Plotting code records:
■ ■ ■ ■ ■

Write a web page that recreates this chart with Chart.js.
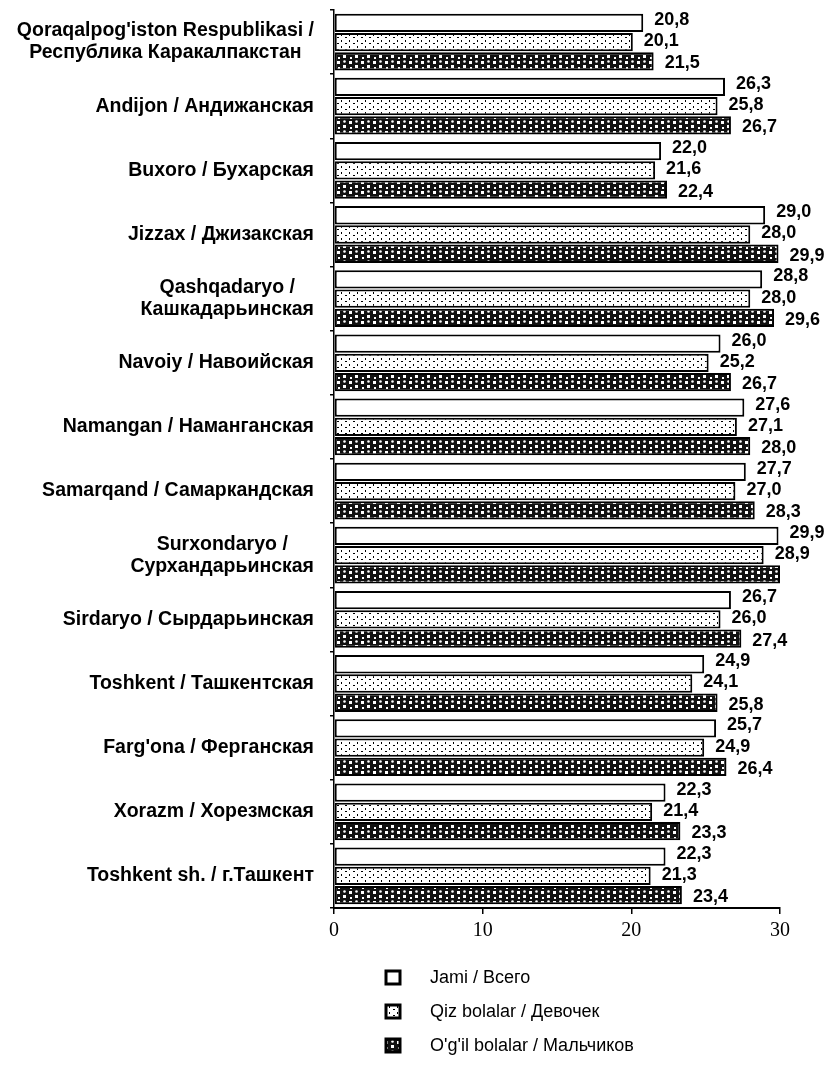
<!DOCTYPE html>
<html>
<head>
<meta charset="utf-8">
<script src="https://cdn.jsdelivr.net/npm/chart.js@4.4.0/dist/chart.umd.min.js"></script>
<style>
  html, body { margin: 0; padding: 0; background: #ffffff; }
  #wrap { width: 832px; height: 1068px; }
</style>
</head>
<body>
<div id="wrap"><canvas id="chart" width="832" height="1068"></canvas></div>
<script>
// regions (top to bottom), two-line labels as arrays
const regions = [
  ["Qoraqalpog'iston Respublikasi /", "Республика Каракалпакстан"],
  ["Andijon / Андижанская"],
  ["Buxoro / Бухарская"],
  ["Jizzax / Джизакская"],
  ["Qashqadaryo /", "Кашкадарьинская"],
  ["Navoiy / Навоийская"],
  ["Namangan / Наманганская"],
  ["Samarqand / Самаркандская"],
  ["Surxondaryo /", "Сурхандарьинская"],
  ["Sirdaryo / Сырдарьинская"],
  ["Toshkent / Ташкентская"],
  ["Farg'ona / Ферганская"],
  ["Xorazm / Хорезмская"],
  ["Toshkent sh. / г.Ташкент"]
];
const jami  = [20.8, 26.3, 22.0, 29.0, 28.8, 26.0, 27.6, 27.7, 29.9, 26.7, 24.9, 25.7, 22.3, 22.3];
const qiz   = [20.1, 25.8, 21.6, 28.0, 28.0, 25.2, 27.1, 27.0, 28.9, 26.0, 24.1, 24.9, 21.4, 21.3];
const ogil  = [21.5, 26.7, 22.4, 29.9, 29.6, 26.7, 28.0, 28.3, 30.0, 27.4, 25.8, 26.4, 23.3, 23.4];
const seriesNames = ["Jami / Всего", "Qiz bolalar / Девочек", "O'g'il bolalar / Мальчиков"];
const xTicks = [0, 10, 20, 30];

// fill patterns
function dotPattern() {
  const c = document.createElement('canvas');
  c.width = 8; c.height = 6;
  const g = c.getContext('2d');
  g.fillStyle = '#fff'; g.fillRect(0, 0, 8, 6);
  g.fillStyle = '#000';
  g.fillRect(1, 1, 2, 1);
  g.fillRect(5, 4, 1, 2);
  return g.createPattern(c, 'repeat');
}
function darkPattern() {
  const c = document.createElement('canvas');
  c.width = 12; c.height = 10;
  const g = c.getContext('2d');
  g.fillStyle = '#111'; g.fillRect(0, 0, 12, 10);
  g.fillStyle = '#fff';
  g.fillRect(1, 1, 3, 3);
  g.fillRect(7, 5, 3, 3);
  g.beginPath(); g.arc(8.5, 1.5, 1.3, 0, Math.PI * 2); g.fill();
  g.fillRect(2, 7, 2, 2);
  return g.createPattern(c, 'repeat');
}
const fills = ['#ffffff', dotPattern(), darkPattern()];

const fmt = v => v.toFixed(1).replace('.', ',');

// value labels at the bar ends
const valueLabels = {
  id: 'valueLabels',
  afterDatasetsDraw(chart) {
    const ctx = chart.ctx;
    const xs = chart.scales.x;
    ctx.save();
    ctx.font = 'bold 18px "Liberation Sans", Arial, sans-serif';
    ctx.fillStyle = '#000';
    ctx.textBaseline = 'middle';
    ctx.textAlign = 'left';
    const dy = [-3, -1, 2];
    chart.data.datasets.forEach((ds, di) => {
      chart.getDatasetMeta(di).data.forEach((bar, i) => {
        const v = ds.data[i];
        if (v >= xs.max) return;
        ctx.fillText(fmt(v), bar.x + 11, bar.y + dy[di]);
      });
    });
    ctx.restore();
  }
};

// category labels, each block centred on its longest line
const regionLabels = {
  id: 'regionLabels',
  afterDraw(chart) {
    const ctx = chart.ctx;
    const ys = chart.scales.y;
    const right = chart.chartArea.left - 20;
    ctx.save();
    ctx.font = 'bold 19.5px "Liberation Sans", Arial, sans-serif';
    ctx.fillStyle = '#000';
    ctx.textAlign = 'center';
    ctx.textBaseline = 'middle';
    regions.forEach((lines, i) => {
      const y = ys.getPixelForValue(i);
      const w = Math.max(...lines.map(t => ctx.measureText(t).width));
      const cx = right - w / 2;
      const lh = 22;
      const top = y - (lines.length - 1) * lh / 2;
      lines.forEach((t, k) => ctx.fillText(t, cx, top + k * lh));
    });
    ctx.restore();
  }
};

// vertical legend under the axis
const bottomLegend = {
  id: 'bottomLegend',
  afterDraw(chart) {
    const ctx = chart.ctx;
    const y0 = chart.chartArea.bottom + 70;
    ctx.save();
    ctx.font = '18px "Liberation Sans", Arial, sans-serif';
    ctx.textBaseline = 'middle';
    ctx.textAlign = 'left';
    chart.data.datasets.forEach((ds, i) => {
      const y = y0 + i * 34;
      ctx.fillStyle = ds.backgroundColor;
      ctx.fillRect(386, y - 7, 14, 13);
      ctx.lineWidth = 3;
      ctx.strokeStyle = '#000';
      ctx.strokeRect(386, y - 7, 14, 13);
      ctx.fillStyle = '#000';
      ctx.fillText(ds.label, 430, y);
    });
    ctx.restore();
  }
};

const series = [jami, qiz, ogil];
new Chart(document.getElementById('chart'), {
  type: 'bar',
  data: {
    labels: regions.map(r => r.join(' ')),
    datasets: series.map((d, i) => ({
      label: seriesNames[i],
      data: d,
      backgroundColor: fills[i],
      borderColor: '#000',
      borderWidth: 2,
      borderSkipped: false,
      categoryPercentage: 0.9,
      barPercentage: 0.95
    }))
  },
  options: {
    indexAxis: 'y',
    responsive: false,
    animation: false,
    layout: { padding: { top: 10, right: 52, bottom: 120, left: 0 } },
    plugins: {
      legend: { display: false },
      tooltip: { enabled: false }
    },
    scales: {
      x: {
        min: 0,
        max: 30,
        afterBuildTicks: s => { s.ticks = xTicks.map(v => ({ value: v })); },
        afterFit: s => { s.height = 40; },
        grid: { display: true, drawOnChartArea: false, tickLength: 6, color: '#000', lineWidth: 1.5 },
        border: { display: true, color: '#000', width: 2 },
        ticks: {
          color: '#000',
          padding: 5,
          font: { family: '"Liberation Serif", "Times New Roman", serif', size: 20 }
        }
      },
      y: {
        afterFit: s => { s.width = 334; },
        grid: { display: true, drawOnChartArea: false, offset: true, tickLength: 4, color: '#000', lineWidth: 1.5 },
        border: { display: true, color: '#000', width: 1.5 },
        ticks: { display: false }
      }
    }
  },
  plugins: [valueLabels, regionLabels, bottomLegend]
});
</script>
</body>
</html>
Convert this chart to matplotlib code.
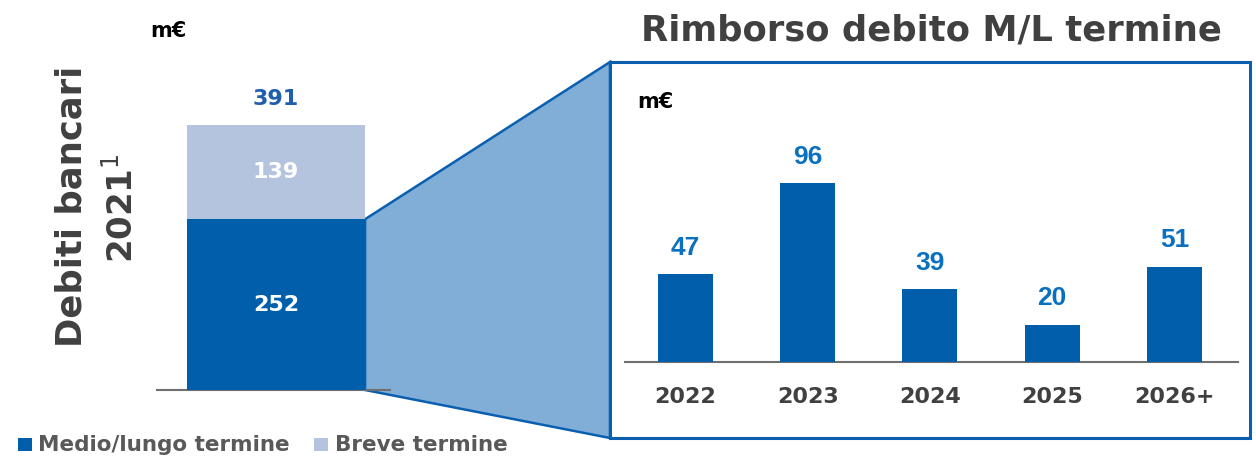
import matplotlib
matplotlib.use("Agg")
import matplotlib.pyplot as plt
from matplotlib.patches import Polygon, Rectangle

# data
stack_labels = ["Medio/lungo termine", "Breve termine"]
stack_values = [252, 139]
years = ["2022", "2023", "2024", "2025", "2026+"]
repay = [47, 96, 39, 20, 51]

DARK = "#005EAB"
LIGHT = "#B4C4DE"
FUNNEL = "#80AED6"
EDGE = "#0A5FB0"
GREY = "#404040"

W, H = 1256, 469
fig = plt.figure(figsize=(W / 100, H / 100), dpi=100)
plt.rcParams['font.family'] = ['DejaVu Sans']


def px_axes(x0, y0, x1, y1):
    # pixel box (top-left origin) -> figure axes
    return fig.add_axes([x0 / W, 1 - y1 / H, (x1 - x0) / W, (y1 - y0) / H])


# left stacked bar
axl = px_axes(157, 60, 390, 390)
axl.set_zorder(3)
axl.bar([0], [stack_values[0]], width=1, color=DARK, zorder=3)
axl.bar([0], [stack_values[1]], bottom=[stack_values[0]], width=1, color=LIGHT, zorder=3)
axl.set_xlim(-0.669, 0.640)
axl.set_ylim(0, 330 / 0.6777)
for s in ["top", "right", "left"]:
    axl.spines[s].set_visible(False)
axl.spines["bottom"].set_color("#6F6F6F")
axl.spines["bottom"].set_linewidth(1.5)
axl.set_xticks([])
axl.set_yticks([])
axl.patch.set_alpha(0)

axl.text(0, stack_values[0] / 2, str(stack_values[0]), ha="center", va="center",
         color="white", fontsize=16, fontweight="bold")
axl.text(0, stack_values[0] + stack_values[1] / 2, str(stack_values[1]), ha="center",
         va="center", color="white", fontsize=16, fontweight="bold")
total = sum(stack_values)
axl.annotate(str(total), (0, total), xytext=(0, 19), textcoords="offset points",
             ha="center", va="center", color="#1F5FAD", fontsize=16, fontweight="bold")

fig.text(168 / W, 1 - 31 / H, "m€", ha="center", va="center", fontsize=15,
         fontweight="bold", color="black")
fig.text(72 / W, 1 - 206 / H, "Debiti bancari", rotation=90, ha="center", va="center",
         fontsize=25.5, fontweight="bold", color=GREY)
fig.text(122 / W, 1 - 208 / H, "2021$^{1}$", rotation=90, ha="center", va="center",
         fontsize=24.5, fontweight="bold", color=GREY)

# funnel from the dark segment to the box
to_fig = axl.transData + fig.transFigure.inverted()
tx, ty = to_fig.transform((0.5, stack_values[0]))
bx, by = to_fig.transform((0.5, 0))
box_l, box_r = 610 / W, 1250 / W
box_t, box_b = 1 - 62 / H, 1 - 438 / H
fig.patches.append(Polygon([(tx, ty), (box_l, box_t), (box_l, box_b), (bx, by)],
                           closed=True, transform=fig.transFigure, facecolor=FUNNEL,
                           edgecolor=EDGE, linewidth=1.8, zorder=1))
fig.patches.append(Rectangle((box_l, box_b), box_r - box_l, box_t - box_b,
                             transform=fig.transFigure, facecolor="white",
                             edgecolor=EDGE, linewidth=2.2, zorder=1))

fig.text(931 / W, 1 - 31 / H, "Rimborso debito M/L termine", ha="center", va="center",
         fontsize=25.5, fontweight="bold", color=GREY)

# right bar chart
axr = px_axes(625, 130, 1238, 362)
axr.set_zorder(3)
xs = list(range(len(years)))
axr.bar(xs, repay, width=0.45, color=DARK, zorder=3)
axr.set_xlim(-0.495, 4.52)
axr.set_ylim(0, 232 / 1.865)
for s in ["top", "right", "left"]:
    axr.spines[s].set_visible(False)
axr.spines["bottom"].set_color("#6F6F6F")
axr.spines["bottom"].set_linewidth(1.5)
axr.set_yticks([])
axr.set_xticks(xs)
axr.set_xticklabels(years, fontsize=16, fontweight="bold", color=GREY)
axr.tick_params(axis="x", length=0, pad=18)
axr.patch.set_alpha(0)
for x, v in zip(xs, repay):
    axr.annotate(str(v), (x, v), xytext=(0, 19), textcoords="offset points",
                 ha="center", va="center", color="#0A70C0", fontsize=19,
                 fontweight="bold", family="Liberation Sans")

fig.text(655 / W, 1 - 102 / H, "m€", ha="center", va="center", fontsize=15,
         fontweight="bold", color="black")

# legend
fig.patches.append(Rectangle((18 / W, 1 - 451 / H), 14 / W, 13 / H, transform=fig.transFigure,
                             facecolor=DARK, edgecolor="none"))
fig.text(38 / W, 1 - 445 / H, stack_labels[0], ha="left", va="center", fontsize=15.5,
         fontweight="bold", color="#595959")
fig.patches.append(Rectangle((314 / W, 1 - 451 / H), 14 / W, 13 / H, transform=fig.transFigure,
                             facecolor=LIGHT, edgecolor="none"))
fig.text(335 / W, 1 - 445 / H, stack_labels[1], ha="left", va="center", fontsize=15.5,
         fontweight="bold", color="#595959")

fig.savefig("out.png", dpi=100)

■ ■ ■ ■ ■

Exercise details »
Of the lines above, how many contain the word "matplotlib"? Provide the number and nothing else.

Solution below »
5